• _WORK INSTRUCTIONS_:
Check each line below for "this" and report how many have it, nothing else.

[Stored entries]

·····

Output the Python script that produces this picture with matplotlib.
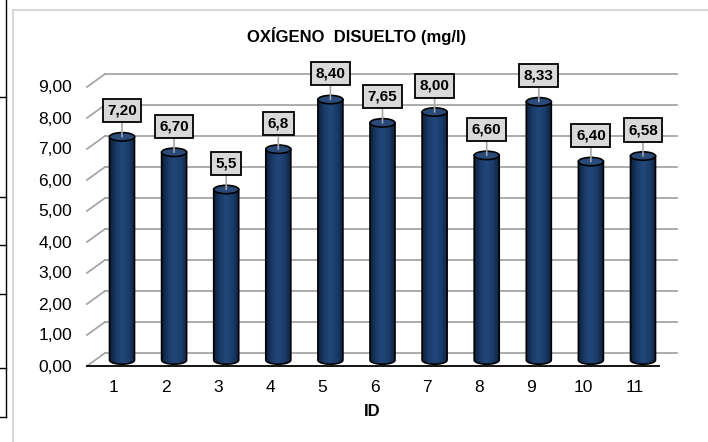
import numpy as np
import matplotlib
matplotlib.use("Agg")
import matplotlib.pyplot as plt
from matplotlib.patches import Polygon, Ellipse
from matplotlib.lines import Line2D
from matplotlib.colors import LinearSegmentedColormap
from matplotlib.transforms import offset_copy

plt.rcParams['font.family'] = ['Liberation Sans', 'DejaVu Sans']

# datos
ids = [1, 2, 3, 4, 5, 6, 7, 8, 9, 10, 11]
oxigeno = [7.20, 6.70, 5.5, 6.8, 8.40, 7.65, 8.00, 6.60, 8.33, 6.40, 6.58]
etiquetas = ["7,20", "6,70", "5,5", "6,8", "8,40", "7,65", "8,00", "6,60", "8,33", "6,40", "6,58"]
niveles = [0, 1, 2, 3, 4, 5, 6, 7, 8, 9]
niveles_txt = ["0,00", "1,00", "2,00", "3,00", "4,00", "5,00", "6,00", "7,00", "8,00", "9,00"]

W, H = 708, 442
fig = plt.figure(figsize=(W / 100, H / 100), dpi=100)
ax = fig.add_axes([0, 0, 1, 1])
ax.axis("off")

# escala: 52.1 px por categoria, 31 px por unidad
PX_X, PX_Y = 52.1, 31.0
ax.set_xlim(1 - 122 / PX_X, 1 + (W - 122) / PX_X)
ax.set_ylim(-82 / PX_Y, 360 / PX_Y)

# planos frontal y trasero (efecto 3D)
front = offset_copy(ax.transData, fig=fig, x=-9, y=-6, units="dots")
back = offset_copy(ax.transData, fig=fig, x=9, y=7, units="dots")

x0, x1 = 0.5, 11.48
gris = "#a6a6a6"
for v in niveles:
    ax.plot([x0, x1], [v, v], color=gris, lw=1.3, transform=back, zorder=1)
    # diagonal de la pared lateral
    ax.plot([x0, x0 + 18 / PX_X], [v, v + 13 / PX_Y], color=gris, lw=1.3,
            transform=front, zorder=1)
ax.plot([x0, x1], [0, 0], color="black", lw=1.3, transform=front, zorder=4)

# etiquetas del eje Y
ylab = offset_copy(ax.transData, fig=fig, x=-9 - 15, y=-7, units="dots")
for v, t in zip(niveles, niveles_txt):
    ax.text(x0, v, t, transform=ylab, ha="right", va="center", fontsize=12.5)

# etiquetas del eje X
xlab = offset_copy(ax.transData, fig=fig, x=-8, y=-6 - 22, units="dots")
for i in ids:
    ax.text(i, 0, str(i), transform=xlab, ha="center", va="center", fontsize=12.5)

# cilindros
cmap = LinearSegmentedColormap.from_list(
    "cil", ["#0c203b", "#1a3b68", "#22477a", "#1b3c69", "#0e2443"])
grad = np.linspace(0, 1, 64).reshape(1, -1)
a = 12.5 / PX_X
b = 4.2 / PX_Y
for c, v in zip(ids, oxigeno):
    t = np.linspace(np.pi, 2 * np.pi, 40)
    xs = np.concatenate([c + a * np.cos(t), [c + a, c - a]])
    ys = np.concatenate([b * np.sin(t), [v, v]])
    body = Polygon(np.column_stack([xs, ys]), closed=True, fc="none",
                   ec="black", lw=1.2, zorder=3)
    ax.add_patch(body)
    im = ax.imshow(grad, cmap=cmap, extent=(c - a, c + a, -b, v),
                   aspect="auto", zorder=2.5, interpolation="bilinear")
    im.set_clip_path(body)
    ax.add_patch(Ellipse((c, v), 2 * a, 2 * b, fc="#2a4a79", ec="black",
                         lw=1.2, zorder=3.2))

# etiquetas de datos
for c, v, t in zip(ids, oxigeno, etiquetas):
    ax.annotate(t, xy=(c, v), xytext=(0, 26), textcoords="offset pixels",
                ha="center", va="center", fontsize=11, fontweight="bold",
                bbox=dict(boxstyle="square,pad=0.3", fc="#d9d9d9", ec="black", lw=1.3),
                arrowprops=dict(arrowstyle="-", color="#a6a6a6", lw=1.2,
                                shrinkA=0, shrinkB=0),
                zorder=6)

# imshow cambia los limites; se vuelven a fijar
ax.set_xlim(1 - 122 / PX_X, 1 + (W - 122) / PX_X)
ax.set_ylim(-82 / PX_Y, 360 / PX_Y)

fig.text(357 / W, 1 - 36 / H, "OXÍGENO  DISUELTO (mg/l)", ha="center", va="center",
         fontsize=12, fontweight="bold")
fig.text(372 / W, 1 - 412 / H, "ID", ha="center", va="center",
         fontsize=12, fontweight="bold")


def px(x, y):
    return x / W, 1 - y / H


# borde del area del grafico
for (xa, ya), (xb, yb) in [((13, 10), (W, 10)), ((13, 10), (13, H))]:
    (fa, ga), (fb, gb) = px(xa, ya), px(xb, yb)
    fig.add_artist(Line2D([fa, fb], [ga, gb], color="#d9d9d9", lw=1.5,
                          transform=fig.transFigure))

# lineas de la tabla a la izquierda
(fa, ga), (fb, gb) = px(6, 0), px(6, 417)
fig.add_artist(Line2D([fa, fb], [ga, gb], color="black", lw=1.0,
                      transform=fig.transFigure))
for y in [97, 197, 245, 294, 368, 417]:
    (fa, ga), (fb, gb) = px(0, y), px(6, y)
    fig.add_artist(Line2D([fa, fb], [ga, gb], color="black", lw=1.0,
                          transform=fig.transFigure))

fig.savefig("out.png", dpi=100)
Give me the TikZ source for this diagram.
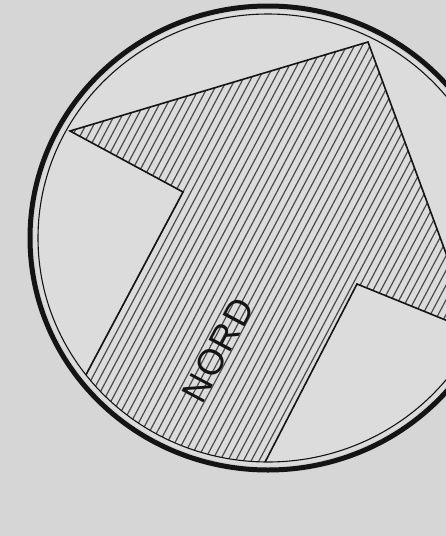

·····

• _CORRECT OUTPUT_:
2